[Provided data]:
········

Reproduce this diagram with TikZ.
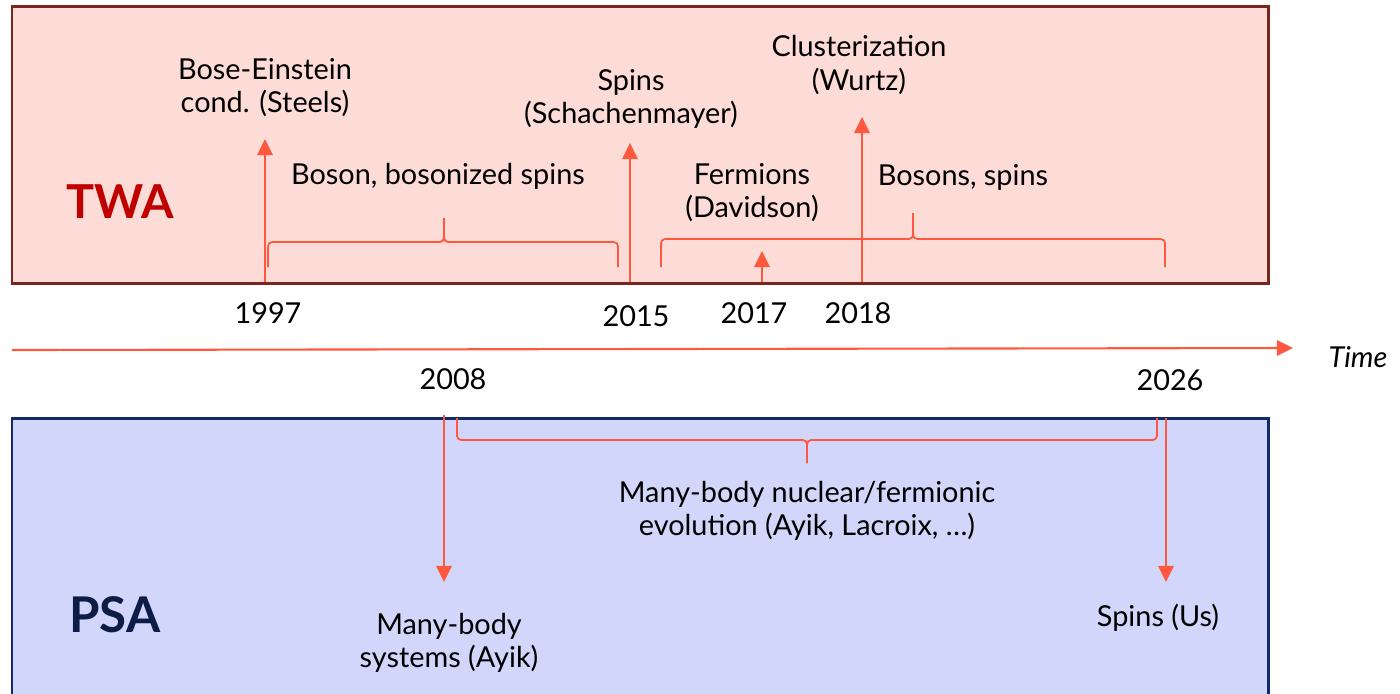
\documentclass[tikz,border=0pt]{standalone}
\usepackage{fontspec}
\setmainfont{Lato}
\usetikzlibrary{arrows.meta}
\definecolor{mtwafill}{RGB}{253,219,214}
\definecolor{mtwaline}{RGB}{122,38,30}
\definecolor{mtwatext}{RGB}{192,0,0}
\definecolor{mpsafill}{RGB}{209,214,250}
\definecolor{mpsaline}{RGB}{18,42,105}
\definecolor{mpsatext}{RGB}{12,28,68}
\definecolor{mevcolor}{RGB}{255,88,62}
\def\mboxleft{12}
\def\mboxright{1268}
\tikzset{
  evarrow/.style={draw=mevcolor, line width=0.6pt, -{Triangle[length=4.6pt,width=4.4pt]}},
  evbrace/.style={draw=mevcolor, line width=0.5pt, rounded corners=1.2pt},
  evlabel/.style={align=center, font=\fontsize{8.2}{9.4}\selectfont, inner sep=0pt},
  methlabel/.style={font=\fontsize{14}{16}\selectfont\bfseries, inner sep=0pt},
}
% brace: x1, x2, tip x, end y, middle y, tip y
\newcommand{\mbrace}[6]{%
  \draw[evbrace] (#1,#4) -- (#1,#5) -- (#3,#5) -- (#3,#6);
  \draw[evbrace] (#2,#4) -- (#2,#5) -- (#3,#5) -- (#3,#6);
}
\begin{document}
\begin{tikzpicture}[x=0.01cm, y=-0.01cm]
		\useasboundingbox (0,0) rectangle (1400,693);
		\clip (0,0) rectangle (1400,693);
		% TWA box
		\draw[fill=mtwafill, draw=mtwaline, line width=0.85pt] (\mboxleft,6) rectangle (\mboxright,283);
		\node[methlabel, font=\fontsize{13.3}{16}\selectfont\bfseries, text=mtwatext] (twa) at (120,202) {TWA};
		% PSA box (runs past the bottom edge)
		\draw[fill=mpsafill, draw=mpsaline, line width=0.85pt] (\mboxleft,418) rectangle (\mboxright,730);
		\node[methlabel, text=mpsatext] (psa) at (115,615) {PSA};

		% time axis
		\coordinate (t0) at (12,350);
		\coordinate (t1) at (1293,348);
		\draw[evarrow] (t0) -- (t1);
		\node[evlabel, font=\fontsize{8.2}{9.4}\selectfont\itshape] (time) at (1358,357) {Time};

		% years
		\node[evlabel] (y1997) at (268,313) {1997};
		\node[evlabel] (y2015) at (636,316) {2015};
		\node[evlabel] (y2017) at (754,313) {2017};
		\node[evlabel] (y2018) at (858,313) {2018};
		\node[evlabel] (y2008) at (453,379) {2008};
		\node[evlabel] (y2026) at (1170,380) {2026};

		% TWA events
		\node[evlabel] (bec) at (265,88) {Bose-Einstein\\cond. (Steels)};
		\node[evlabel] (spins) at (631,99) {Spins\\(Schachenmayer)};
		\node[evlabel] (clust) at (859,65) {Clusterization\\(Wurtz)};
		\node[evlabel] (bosons) at (438,176) {Boson, bosonized spins};
		\node[evlabel] (ferm) at (752,193) {Fermions\\(Davidson)};
		\node[evlabel] (bspins) at (963,177) {Bosons, spins};
		\coordinate (a1997) at (265,282);
		\coordinate (h1997) at (265,139);
		\coordinate (a2015) at (630,282);
		\coordinate (h2015) at (630,143);
		\coordinate (a2017) at (762,282);
		\coordinate (h2017) at (762,251);
		\coordinate (a2018) at (862,282);
		\coordinate (h2018) at (862,117);
		\draw[evarrow] (a1997) -- (h1997);
		\draw[evarrow] (a2015) -- (h2015);
		\draw[evarrow] (a2017) -- (h2017);
		\draw[evarrow] (a2018) -- (h2018);
		\mbrace{268}{618}{444}{267}{242}{218}
		\mbrace{661}{1165}{913}{267}{239}{213}

		% PSA events
		\node[evlabel] (nucl) at (807,511) {Many-body nuclear/fermionic\\evolution (Ayik, Lacroix, …)};
		\node[evlabel] (mbody) at (449,643) {Many-body\\systems (Ayik)};
		\node[evlabel] (us) at (1158,618) {Spins (Us)};
		\coordinate (a2008) at (444,415);
		\coordinate (h2008) at (444,582);
		\coordinate (a2026) at (1166,418);
		\coordinate (h2026) at (1166,582);
		\draw[evarrow] (a2008) -- (h2008);
		\draw[evarrow] (a2026) -- (h2026);
		\mbrace{457}{1157}{807}{418}{440}{463}
	\end{tikzpicture}
\end{document}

········

[Problem to solve]:
Please quote the lines of the material, beginning with the first and ending with the one that contains "text=mpsatext] (psa) at", exactly as written and without any pictures.

[Answer below]:
Reproduce this diagram with TikZ.
\documentclass[tikz,border=0pt]{standalone}
\usepackage{fontspec}
\setmainfont{Lato}
\usetikzlibrary{arrows.meta}
\definecolor{mtwafill}{RGB}{253,219,214}
\definecolor{mtwaline}{RGB}{122,38,30}
\definecolor{mtwatext}{RGB}{192,0,0}
\definecolor{mpsafill}{RGB}{209,214,250}
\definecolor{mpsaline}{RGB}{18,42,105}
\definecolor{mpsatext}{RGB}{12,28,68}
\definecolor{mevcolor}{RGB}{255,88,62}
\def\mboxleft{12}
\def\mboxright{1268}
\tikzset{
  evarrow/.style={draw=mevcolor, line width=0.6pt, -{Triangle[length=4.6pt,width=4.4pt]}},
  evbrace/.style={draw=mevcolor, line width=0.5pt, rounded corners=1.2pt},
  evlabel/.style={align=center, font=\fontsize{8.2}{9.4}\selectfont, inner sep=0pt},
  methlabel/.style={font=\fontsize{14}{16}\selectfont\bfseries, inner sep=0pt},
}
% brace: x1, x2, tip x, end y, middle y, tip y
\newcommand{\mbrace}[6]{%
  \draw[evbrace] (#1,#4) -- (#1,#5) -- (#3,#5) -- (#3,#6);
  \draw[evbrace] (#2,#4) -- (#2,#5) -- (#3,#5) -- (#3,#6);
}
\begin{document}
\begin{tikzpicture}[x=0.01cm, y=-0.01cm]
		\useasboundingbox (0,0) rectangle (1400,693);
		\clip (0,0) rectangle (1400,693);
		% TWA box
		\draw[fill=mtwafill, draw=mtwaline, line width=0.85pt] (\mboxleft,6) rectangle (\mboxright,283);
		\node[methlabel, font=\fontsize{13.3}{16}\selectfont\bfseries, text=mtwatext] (twa) at (120,202) {TWA};
		% PSA box (runs past the bottom edge)
		\draw[fill=mpsafill, draw=mpsaline, line width=0.85pt] (\mboxleft,418) rectangle (\mboxright,730);
		\node[methlabel, text=mpsatext] (psa) at (115,615) {PSA};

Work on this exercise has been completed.